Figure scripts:
--------
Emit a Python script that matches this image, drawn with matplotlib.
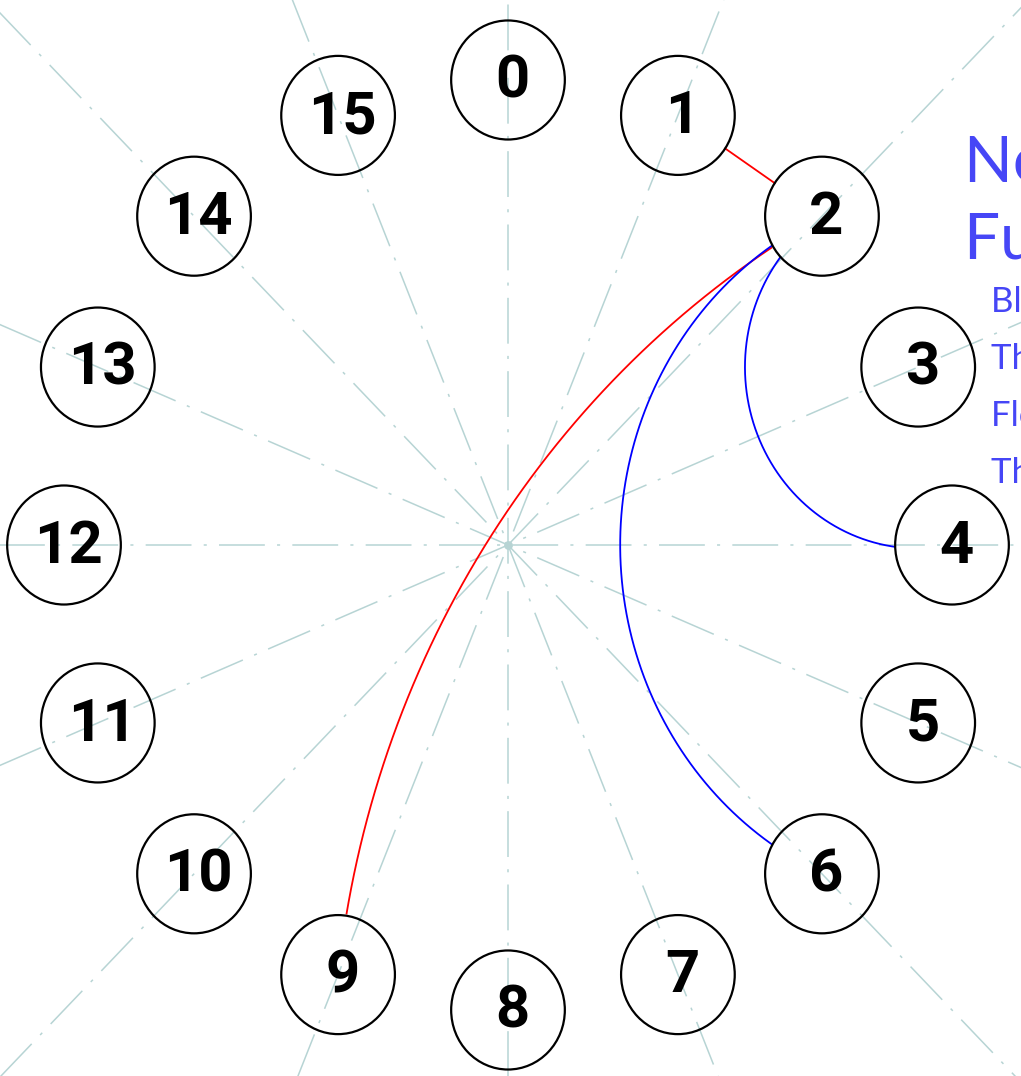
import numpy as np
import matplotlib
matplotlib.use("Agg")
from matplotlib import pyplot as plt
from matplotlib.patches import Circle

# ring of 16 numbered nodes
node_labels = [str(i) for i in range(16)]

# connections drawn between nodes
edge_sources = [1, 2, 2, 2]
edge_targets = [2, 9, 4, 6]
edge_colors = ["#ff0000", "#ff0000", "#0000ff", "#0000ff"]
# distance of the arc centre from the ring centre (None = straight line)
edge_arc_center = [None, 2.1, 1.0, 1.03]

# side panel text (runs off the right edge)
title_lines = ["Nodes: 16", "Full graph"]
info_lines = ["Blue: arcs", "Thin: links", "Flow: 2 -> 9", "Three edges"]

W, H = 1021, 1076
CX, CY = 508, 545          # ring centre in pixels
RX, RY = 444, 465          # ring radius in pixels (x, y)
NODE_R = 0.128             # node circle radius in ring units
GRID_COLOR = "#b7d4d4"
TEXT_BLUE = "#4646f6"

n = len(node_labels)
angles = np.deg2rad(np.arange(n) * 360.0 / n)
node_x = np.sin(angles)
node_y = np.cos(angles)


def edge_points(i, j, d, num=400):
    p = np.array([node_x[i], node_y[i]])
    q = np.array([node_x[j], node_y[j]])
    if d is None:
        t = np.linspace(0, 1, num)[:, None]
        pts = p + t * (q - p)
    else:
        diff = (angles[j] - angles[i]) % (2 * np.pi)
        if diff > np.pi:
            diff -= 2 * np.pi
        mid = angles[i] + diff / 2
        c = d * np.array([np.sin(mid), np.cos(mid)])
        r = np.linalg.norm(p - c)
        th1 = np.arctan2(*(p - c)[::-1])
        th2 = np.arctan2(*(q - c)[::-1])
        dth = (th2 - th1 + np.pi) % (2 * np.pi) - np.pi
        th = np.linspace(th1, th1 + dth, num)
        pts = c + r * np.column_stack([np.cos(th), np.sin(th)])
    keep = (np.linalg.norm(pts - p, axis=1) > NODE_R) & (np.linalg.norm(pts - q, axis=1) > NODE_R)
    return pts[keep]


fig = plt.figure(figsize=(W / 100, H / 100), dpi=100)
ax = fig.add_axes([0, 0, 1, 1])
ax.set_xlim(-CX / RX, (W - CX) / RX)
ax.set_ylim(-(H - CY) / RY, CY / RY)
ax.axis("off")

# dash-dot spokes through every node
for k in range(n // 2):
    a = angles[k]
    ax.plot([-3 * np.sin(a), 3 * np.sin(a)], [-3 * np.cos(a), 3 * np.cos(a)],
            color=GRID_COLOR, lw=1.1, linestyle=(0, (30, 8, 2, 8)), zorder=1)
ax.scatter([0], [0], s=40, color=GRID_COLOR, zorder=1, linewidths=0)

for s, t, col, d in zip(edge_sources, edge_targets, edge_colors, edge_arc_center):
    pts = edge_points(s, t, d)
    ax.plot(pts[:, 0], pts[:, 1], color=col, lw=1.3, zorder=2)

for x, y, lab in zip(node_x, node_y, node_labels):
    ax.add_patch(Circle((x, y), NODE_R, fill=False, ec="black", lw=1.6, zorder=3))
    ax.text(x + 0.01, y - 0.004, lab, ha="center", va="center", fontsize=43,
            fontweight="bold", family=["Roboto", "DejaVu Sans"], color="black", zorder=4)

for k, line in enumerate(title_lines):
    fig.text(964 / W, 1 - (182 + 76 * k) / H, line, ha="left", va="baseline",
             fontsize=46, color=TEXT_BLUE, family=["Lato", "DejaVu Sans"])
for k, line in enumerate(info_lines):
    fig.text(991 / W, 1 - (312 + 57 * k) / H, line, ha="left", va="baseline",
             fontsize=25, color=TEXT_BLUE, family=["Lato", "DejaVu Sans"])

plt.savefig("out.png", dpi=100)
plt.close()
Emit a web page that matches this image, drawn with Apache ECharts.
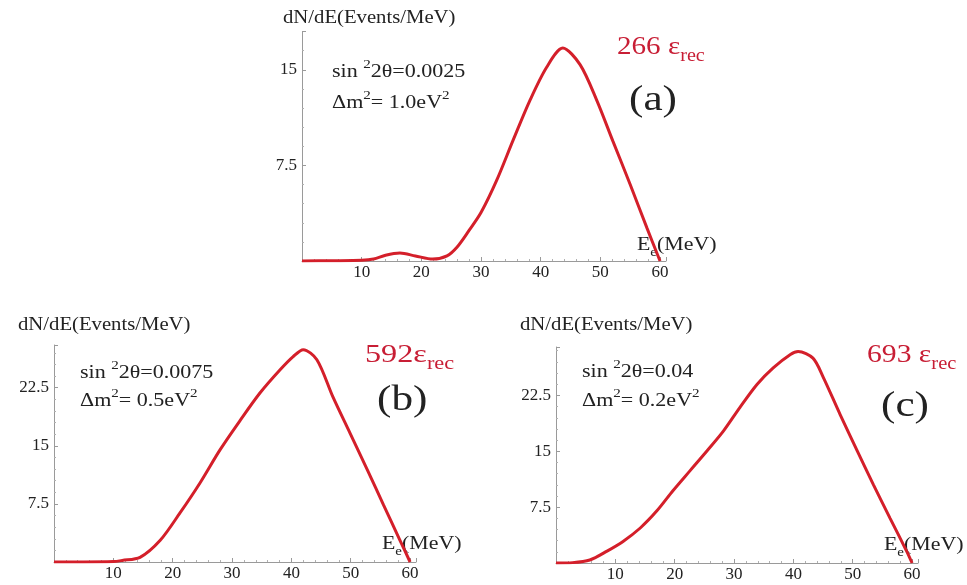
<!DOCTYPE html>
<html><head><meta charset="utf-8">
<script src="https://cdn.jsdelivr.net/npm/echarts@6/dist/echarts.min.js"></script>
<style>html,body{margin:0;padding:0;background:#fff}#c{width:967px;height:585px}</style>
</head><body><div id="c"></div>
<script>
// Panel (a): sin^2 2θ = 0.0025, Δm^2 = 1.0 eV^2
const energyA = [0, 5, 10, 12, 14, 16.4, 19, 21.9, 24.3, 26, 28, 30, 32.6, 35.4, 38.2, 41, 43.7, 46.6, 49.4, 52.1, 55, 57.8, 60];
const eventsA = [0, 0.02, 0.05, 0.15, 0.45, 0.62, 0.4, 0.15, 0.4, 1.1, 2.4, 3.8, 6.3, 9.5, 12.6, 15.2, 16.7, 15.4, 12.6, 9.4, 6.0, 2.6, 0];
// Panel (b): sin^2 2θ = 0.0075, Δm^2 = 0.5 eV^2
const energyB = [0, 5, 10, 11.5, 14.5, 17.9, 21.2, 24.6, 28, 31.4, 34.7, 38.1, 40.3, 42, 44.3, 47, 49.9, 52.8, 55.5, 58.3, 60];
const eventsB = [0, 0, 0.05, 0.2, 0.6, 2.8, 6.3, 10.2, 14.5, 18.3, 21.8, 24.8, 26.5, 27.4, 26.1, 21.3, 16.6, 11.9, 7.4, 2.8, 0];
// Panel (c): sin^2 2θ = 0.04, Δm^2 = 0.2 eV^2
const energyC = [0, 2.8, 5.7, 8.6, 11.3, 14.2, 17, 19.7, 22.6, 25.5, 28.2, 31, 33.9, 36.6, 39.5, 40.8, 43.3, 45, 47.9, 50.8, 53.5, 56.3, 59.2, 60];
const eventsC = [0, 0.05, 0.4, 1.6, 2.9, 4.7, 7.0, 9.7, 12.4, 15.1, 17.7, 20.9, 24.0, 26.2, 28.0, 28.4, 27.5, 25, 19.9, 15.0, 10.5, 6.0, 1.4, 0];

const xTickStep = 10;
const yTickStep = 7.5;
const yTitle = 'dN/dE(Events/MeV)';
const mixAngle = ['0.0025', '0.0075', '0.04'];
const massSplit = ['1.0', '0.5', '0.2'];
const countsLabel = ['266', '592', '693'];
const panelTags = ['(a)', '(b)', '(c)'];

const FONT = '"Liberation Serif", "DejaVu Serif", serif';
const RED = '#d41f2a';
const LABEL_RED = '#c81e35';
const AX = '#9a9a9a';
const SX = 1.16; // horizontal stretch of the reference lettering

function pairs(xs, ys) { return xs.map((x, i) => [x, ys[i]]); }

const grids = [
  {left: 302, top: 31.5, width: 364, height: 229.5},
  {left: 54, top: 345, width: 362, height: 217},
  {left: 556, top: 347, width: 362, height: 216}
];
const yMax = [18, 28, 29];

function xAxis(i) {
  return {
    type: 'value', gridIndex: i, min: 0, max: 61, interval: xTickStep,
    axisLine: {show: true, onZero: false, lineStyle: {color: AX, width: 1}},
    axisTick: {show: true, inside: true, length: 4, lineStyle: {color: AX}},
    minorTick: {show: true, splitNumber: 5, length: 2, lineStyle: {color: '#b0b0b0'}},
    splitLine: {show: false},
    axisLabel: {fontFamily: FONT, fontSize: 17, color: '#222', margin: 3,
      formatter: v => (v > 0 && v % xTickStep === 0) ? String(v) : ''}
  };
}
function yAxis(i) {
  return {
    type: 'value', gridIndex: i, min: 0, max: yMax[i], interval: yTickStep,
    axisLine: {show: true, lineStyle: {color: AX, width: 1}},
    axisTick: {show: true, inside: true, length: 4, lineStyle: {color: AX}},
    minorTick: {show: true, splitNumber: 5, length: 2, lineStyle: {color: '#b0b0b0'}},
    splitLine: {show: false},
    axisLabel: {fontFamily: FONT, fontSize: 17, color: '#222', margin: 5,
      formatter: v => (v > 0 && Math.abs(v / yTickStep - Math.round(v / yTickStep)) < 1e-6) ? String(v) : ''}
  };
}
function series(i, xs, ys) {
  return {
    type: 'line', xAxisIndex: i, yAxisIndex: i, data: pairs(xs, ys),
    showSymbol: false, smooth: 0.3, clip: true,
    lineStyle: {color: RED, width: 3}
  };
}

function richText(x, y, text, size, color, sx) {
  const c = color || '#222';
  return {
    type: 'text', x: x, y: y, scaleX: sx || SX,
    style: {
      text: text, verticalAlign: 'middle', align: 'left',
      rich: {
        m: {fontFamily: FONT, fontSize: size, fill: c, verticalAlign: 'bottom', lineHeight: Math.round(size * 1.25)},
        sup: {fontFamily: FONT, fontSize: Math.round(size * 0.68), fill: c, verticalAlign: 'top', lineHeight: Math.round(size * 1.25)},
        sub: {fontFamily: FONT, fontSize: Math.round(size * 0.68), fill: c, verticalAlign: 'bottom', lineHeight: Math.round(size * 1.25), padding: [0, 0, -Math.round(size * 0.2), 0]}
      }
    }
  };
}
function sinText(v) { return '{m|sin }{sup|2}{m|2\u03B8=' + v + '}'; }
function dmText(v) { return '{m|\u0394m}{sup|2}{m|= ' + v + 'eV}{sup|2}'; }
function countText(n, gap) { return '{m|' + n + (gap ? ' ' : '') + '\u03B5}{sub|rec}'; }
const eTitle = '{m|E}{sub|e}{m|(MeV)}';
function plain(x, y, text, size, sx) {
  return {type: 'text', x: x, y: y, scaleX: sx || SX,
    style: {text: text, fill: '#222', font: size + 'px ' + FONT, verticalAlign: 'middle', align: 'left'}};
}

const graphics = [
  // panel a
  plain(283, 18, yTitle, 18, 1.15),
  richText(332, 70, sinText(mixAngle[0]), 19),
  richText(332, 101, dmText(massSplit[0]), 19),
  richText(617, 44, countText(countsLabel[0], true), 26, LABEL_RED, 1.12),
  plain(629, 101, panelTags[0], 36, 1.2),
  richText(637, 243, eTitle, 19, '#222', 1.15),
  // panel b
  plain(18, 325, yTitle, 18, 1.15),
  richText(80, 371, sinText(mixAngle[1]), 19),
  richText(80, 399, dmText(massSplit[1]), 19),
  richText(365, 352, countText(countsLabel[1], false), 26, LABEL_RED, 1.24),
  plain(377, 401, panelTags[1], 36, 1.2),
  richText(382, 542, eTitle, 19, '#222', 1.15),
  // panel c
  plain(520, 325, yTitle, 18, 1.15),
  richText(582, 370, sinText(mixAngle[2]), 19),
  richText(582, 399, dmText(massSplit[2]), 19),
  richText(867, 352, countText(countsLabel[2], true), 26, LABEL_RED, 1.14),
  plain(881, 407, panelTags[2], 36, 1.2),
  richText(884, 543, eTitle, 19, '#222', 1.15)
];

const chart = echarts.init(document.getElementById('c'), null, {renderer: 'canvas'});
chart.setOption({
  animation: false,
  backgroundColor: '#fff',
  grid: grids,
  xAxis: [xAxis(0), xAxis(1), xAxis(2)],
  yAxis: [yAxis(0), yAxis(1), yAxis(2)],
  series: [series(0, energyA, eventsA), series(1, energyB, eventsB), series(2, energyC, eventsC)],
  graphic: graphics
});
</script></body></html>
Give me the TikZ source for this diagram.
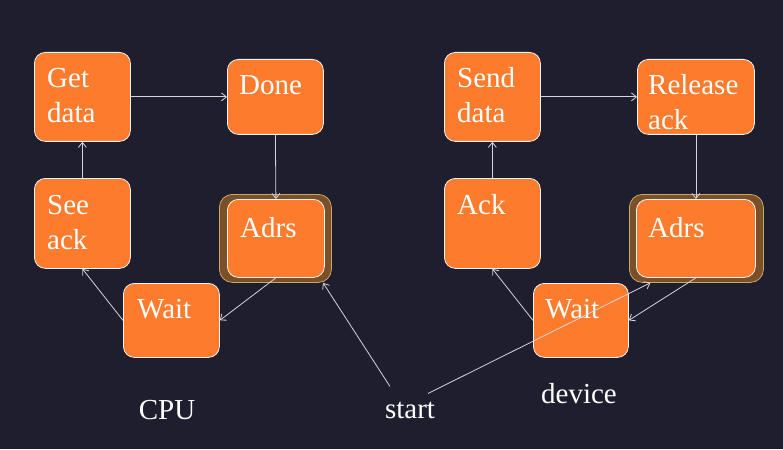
--------
Exercise:
Leave out the pictures. Transcribe only the lines above, from the first through the one that contains "node_labels = [str(i) for i in range(16)]".

Response to this exercise:
Emit a Python script that matches this image, drawn with matplotlib.
import numpy as np
import matplotlib
matplotlib.use("Agg")
from matplotlib import pyplot as plt
from matplotlib.patches import Circle

# ring of 16 numbered nodes
node_labels = [str(i) for i in range(16)]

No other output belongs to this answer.